I’m all for giving Mike Weir his due respect and our admiration. I think it’s great that he’s on the RBC Team. I think it’d be great if RBC signed Mike to a full-time contract as its official Ambassador of Golf and flew him to every tournament to play in the Pro-Am and shake hands with everyone in the gallery. And yes, let him play for his fans at the Canadian Open. Mike is a great guy, a great representative, and a great Canadian.
For well over five years, he’s been trying to come back, working on his game, telling everyone he’s feeling good and he’s ready. But then – nothing. It’s been admirable to keep trying and keep believing, but for his thousands of fans, it’s been increasingly more difficult to watch.
And in my view, it’s time to face facts. Mike can’t play Tour-quality golf anymore. And more importantly, he’s blocking others from furthering their chances, and their careers, by taking up tournament spots that are given to him.
If he wants to keep working at it, fine. But let him get into tournaments the way Dawie van der Walt and dozens of others do… by earning his way in.
Note to Readers: Since I first wrote this column, a friend sent me updates on Weir and van der Walt that clarified their positions.
Weir tweeted that he felt badly about withdrawing, but did so because of a severe flu. Weir also tweeted to Van der Walt, who had deleted his tweet and apologized for it, that everybody makes mistakes (referring to Van der Walt’s original tweet). Weir wished him well.

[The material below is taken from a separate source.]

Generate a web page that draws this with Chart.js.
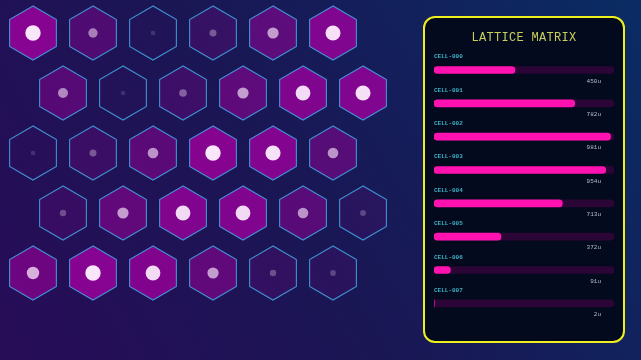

I’m sorry about Mike’s flu, and relieved to know there was a legitimate reason for his withdrawal. However, my understanding is that Weir did not inform tournament officials of any reason for withdrawing. And none of this overcomes the fact that Mike is taking up playing spots that others, arguably, are more entitled to on the basis of his and their quality of play, and on their need to compete to further their careers.